Service Oriented Architecture (SOA) and Web Services:
No surprises here, but Service Oriented Architecture (SOA) and Web Services are a favorite with this audience, and hold a great deal of promise for the future of business technology.

Radical Transparency Initiatives:
In the spirit of building an open and transparent community, Florida State College is putting all IT investments on the wiki for all to view. The university is also allowing running commentary on what people think.  I thought this was a nice amalgamation of social media with finance/accounting, and engaging an internal audience of users.

The Secret to Getting and IT Project Approved:
CEOs operate on “outcome based thinking,” said a couple of the panelists.  The internal audit team of a company has a lot of influence and credibility in front of the board and the CEO.  A smart CIO strategy would be to be friends with internal audit, and if you are able to convince an internal auditor about the value of a project, you can have them do the selling for you when they present to the board, and the selling happens on its own.  This can be quite an organic process. 

The Future of Device Ownership:
Is your device purely a company asset?
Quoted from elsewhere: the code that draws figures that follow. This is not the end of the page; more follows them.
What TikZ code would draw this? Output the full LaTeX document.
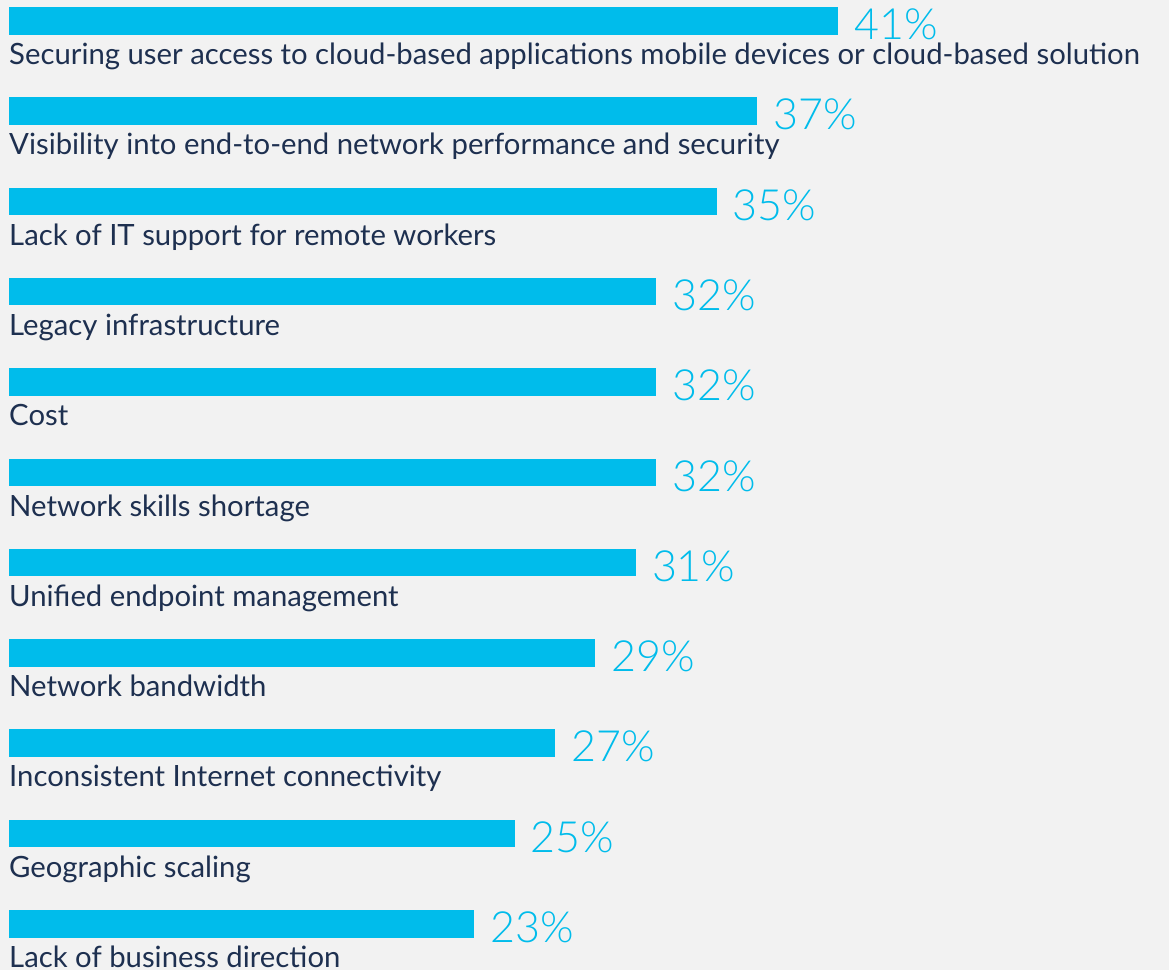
\documentclass[tikz,border=0pt]{standalone}
\usepackage{fontspec}
\setmainfont{Lato}
\newfontfamily\pctfont{Lato Light}
\definecolor{bg}{HTML}{F2F2F2}
\definecolor{barblue}{HTML}{00BCEB}
\definecolor{navy}{HTML}{1E3050}
\begin{document}
\begin{tikzpicture}[x=1pt,y=-1pt,
  barbox/.style={fill=barblue,draw=none},
  lab/.style={anchor=base west,inner sep=0pt,text=navy,font=\fontsize{29.3}{30}\selectfont},
  pct/.style={anchor=base west,inner sep=0pt,text=barblue,font=\pctfont\fontsize{43}{43}\selectfont}]
\fill[bg] (0,0) rectangle (1169,970);
\useasboundingbox (0,0) rectangle (1169,970);
\foreach \p/\t [count=\i from 0] in {
 41/{Securing user access to cloud-based applications mobile devices or cloud-based solution},
 37/{Visibility into end-to-end network performance and security},
 35/{Lack of IT support for remote workers},
 32/{Legacy infrastructure},
 32/{Cost},
 32/{Network skills shortage},
 31/{Unified endpoint management},
 29/{Network bandwidth},
 27/{Inconsistent Internet connectivity},
 25/{Geographic scaling},
 23/{Lack of business direction}} {
  \pgfmathsetmacro{\top}{7+90.3*\i}
  \pgfmathsetmacro{\xe}{9+20.22*\p}
  \path[barbox] (9,\top) rectangle (\xe,\top+27.5) node[midway,inner sep=0pt] (bar\i) {};
  \node[lab] (lab\i) at (9,\top+57.5) {\t};
  \node[pct] (pct\i) at (\xe+16,\top+32.5) {\p\%};
}
\end{tikzpicture}
\end{document}
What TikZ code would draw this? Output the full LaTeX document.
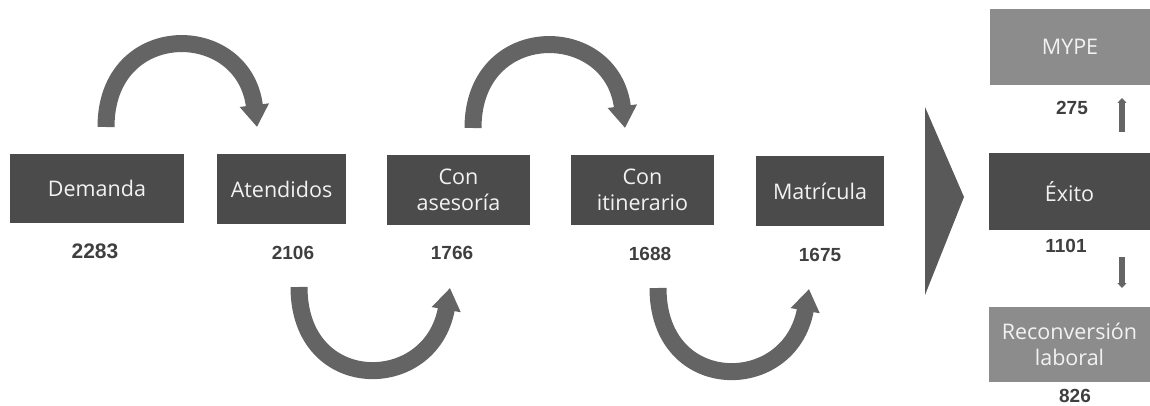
\documentclass[tikz,border=0pt]{standalone}
\usepackage{fontspec}
\setmainfont{Open Sans}
\newfontfamily\numfont{Liberation Sans}
\usetikzlibrary{arrows.meta}
\definecolor{boxdark}{HTML}{4B4B4B}
\definecolor{boxlight}{HTML}{8C8C8C}
\definecolor{arrowgray}{HTML}{646464}
\definecolor{trigray}{HTML}{595959}
\definecolor{numgray}{HTML}{3F3F3F}
\definecolor{txtlight}{HTML}{F2F2F2}
\tikzset{
  darkbox/.style={fill=boxdark, text=txtlight, inner sep=0pt, align=center,
    font=\fontsize{21.5}{26.5}\selectfont},
  lightbox/.style={fill=boxlight, text=txtlight, inner sep=0pt, align=center,
    font=\fontsize{21.5}{26.5}\selectfont},
  numlabel/.style={text=numgray, inner sep=0pt, font=\numfont\bfseries\fontsize{19}{22}\selectfont},
  bigarrow/.style={draw=arrowgray, line width=17pt, -{Triangle[width=28pt,length=22pt]}},
  smallarrow/.style={draw=numgray!80!white, line width=5.5pt, -{Triangle[width=9pt,length=5pt]}},
}
\begin{document}
\begin{tikzpicture}[x=1pt,y=1pt]
\useasboundingbox (0,0) rectangle (1150,405);
% boxes
\node[darkbox, minimum width=174pt, minimum height=69pt] (dem) at (97,216.5) {Demanda};
\node[darkbox, minimum width=129pt, minimum height=70pt] (ate) at (281.5,216) {Atendidos};
\node[darkbox, minimum width=143pt, minimum height=70pt] (ase) at (458.5,215) {Con\\asesoría};
\node[darkbox, minimum width=143pt, minimum height=70pt] (iti) at (642.5,215) {Con\\itinerario};
\node[darkbox, minimum width=128pt, minimum height=70pt] (mat) at (820,214) {Matrícula};
\node[darkbox, minimum width=161pt, minimum height=77pt] (exi) at (1069.5,213.5) {Éxito};
\node[lightbox, minimum width=160pt, minimum height=76pt] (myp) at (1070,358) {MYPE};
\node[lightbox, minimum width=161pt, minimum height=75pt] (rec) at (1069.5,60.5) {Reconversión\\laboral};
% numbers
\node[numlabel, font=\numfont\bfseries\fontsize{21}{24}\selectfont] (n1) at (95,154) {2283};
\node[numlabel] (n2) at (293,152) {2106};
\node[numlabel] (n3) at (452,152) {1766};
\node[numlabel] (n4) at (650,151) {1688};
\node[numlabel] (n5) at (820,150) {1675};
\node[numlabel] (n6) at (1072,297) {275};
\node[numlabel] (n7) at (1066,159) {1101};
\node[numlabel] (n8) at (1075,9) {826};
% big triangle
\fill[trigray] (925,298) -- (964,208) -- (925,110) -- cycle;
% curved arrows
\coordinate (a1s) at (106,278); \coordinate (a1e) at (257,278);
\coordinate (a2s) at (473,277); \coordinate (a2e) at (625,277);
\coordinate (b1s) at (299,118); \coordinate (b1e) at (450,117);
\coordinate (b2s) at (658,117); \coordinate (b2e) at (809,116);
\draw[bigarrow] (a1s) to[out=90,in=97,distance=108pt] (a1e);
\draw[bigarrow] (a2s) to[out=90,in=97,distance=108pt] (a2e);
\draw[bigarrow] (b1s) to[out=-90,in=-100,distance=108pt] (b1e);
\draw[bigarrow] (b2s) to[out=-90,in=-100,distance=108pt] (b2e);
% small arrows
\coordinate (u1) at (1122,273); \coordinate (u2) at (1122,307);
\coordinate (d1) at (1122,148); \coordinate (d2) at (1122,117);
\draw[smallarrow] (u1) -- (u2);
\draw[smallarrow] (d1) -- (d2);
\end{tikzpicture}
\end{document}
If it is a company asset, should employees be walking around with two laptops, two cell phones?  Is that an efficient lifestyle? What does the future hold for us in terms of consolidation, mobile computing?  The panelists did not have a clear response to this.  There is no real standard, and the answer to this is context driven, argued many. Is the company flexible? Is it less regulated? The answer to such questions should decide ownership or co-ownership of such assets.  Florida U., for instance, is in the process of eliminating computer labs, and students and faculty bring their tools to work. This requires a hardening of infrastructure, expanding wireless, increasing security and eventually making all resources digitally accessible.  As we become increasingly mobile, increasingly social, increasingly digital, how can we reduce the complexity of our lives especially when there seems to be such a significant overlap between modes of communication in the personal realm, as well as the professional sphere?

These are just some of the nuggets I came back with. As difficult as it may be, I would urge you all to make the time and attend Interop or any event that allows you to be face to face with your audience. Personally speaking, it opened me up to an entirely new perspective and got me directly in front of the audience that I communicate with, in order for me to better communicate with them. I am sure your experience and interactions will be equally valuable, relevant, and fitting.